When he came back almost a month later and dropped 81 on Toronto, people were more happy to see such a feat than they were upset that he hogged the ball in a meaningless January game.
Kobe just doesn't have the social instinct to know when to go for it and when to back down. As a result, he often does the opposite.
Bill Simmons made a fantastic point on his podcast a few weeks ago when he brought up the possible reasons for Kobe's situation.
His upbringing was anything other than standard; growing up in Italy and getting drafted straight out of high school. It is the kind of life that was never even close to being normal.
As a result, Kobe seems to have people problems. It makes him a fascinating study, one that I could discuss for hours and never get to the true root of because I don't know Kobe.
Kobe reminds me of a Shakespearean character. He is so distant from me I have to discover his motivation through the things he says and does, just like when I am reading a play.
Speaking of Shakespearean tragedy, let's turn back to A-Rod.
His problem isn't his obsession with winning. In fact, it could be argued that it's his lack of obsession that is his major flaw.
When he is in the postseason, he doesn't take his game to the next level, as someone who gets paid more than entire teams should be expected to do.
How else do you explain Cleveland's decision to pitch to A-Rod with a runner on second (the tying run) in a must-win playoff game at Yankee stadium?
Did A-Rod make them pay for it like any other elite athlete would have? No, he simply lined out or some other garbage.
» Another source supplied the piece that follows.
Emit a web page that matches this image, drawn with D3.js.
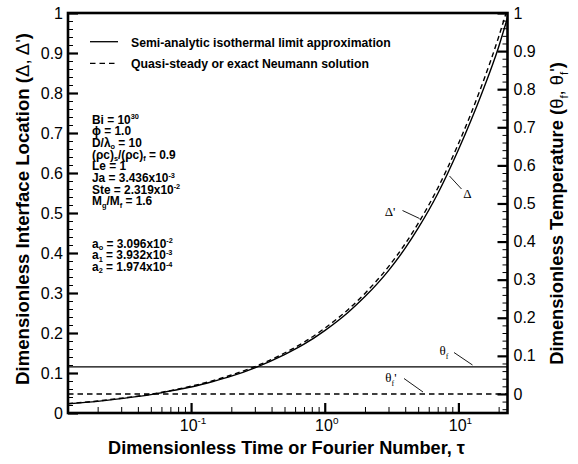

You A-Rod fans out there may be saying, "So what if he's not clutch, he doesn't have to be!"
You're wrong. For the money he gets, he should be everything Yankee fans want him to be, and a lot more.
A-Rod will never be liked, and like Kobe, he seems to spend too much energy trying to be.
At the All-Star Game last year, he was sitting next to David Ortiz trying to slap him five and laughing too loudly, while Ortiz just kept throwing glances to Manny as if he was thinking, "How much longer do I have to listen to this loser talk to me?"
Then he pulls that stunt of opting out during Game Four of the World Series. No matter how many times A-Rod cries about having nothing to do with it, there's no way he didn't approve of the decision.
It was only after the uproar grew, that A-Rod thought, "Wow, I really screwed the pooch here, I need some damage control if I'm going to get my payday."
I wouldn't be surprised to know that A-Rod and Boras planned the whole thing about A-Rod negotiating himself with the Yankees as a desperate PR move.
Why doesn't he just come out and say it?
"I want to get paid the most money of anyone, even though my game disappears along with the leaves every October."
Because guess what A-Rod (and you too Kobe)? You can't have it both ways. You can be liked or you can be the dickhead who wants to win the most and make the most money.
But in this day of 24-hour media cycles, you'll never get away with having it both ways, especially in the media hotbeds of L.A. and New York. You're too scrutinized to get away with that crap.
My advice to them? Pick a side. It seems as if they both have, whether it's money (A-Rod) or winning at all costs (Kobe).
Stop trying to be something you're not. Don't worry about the media taking shots at you; just be the money, win-grubbing assholes that we all know you both are.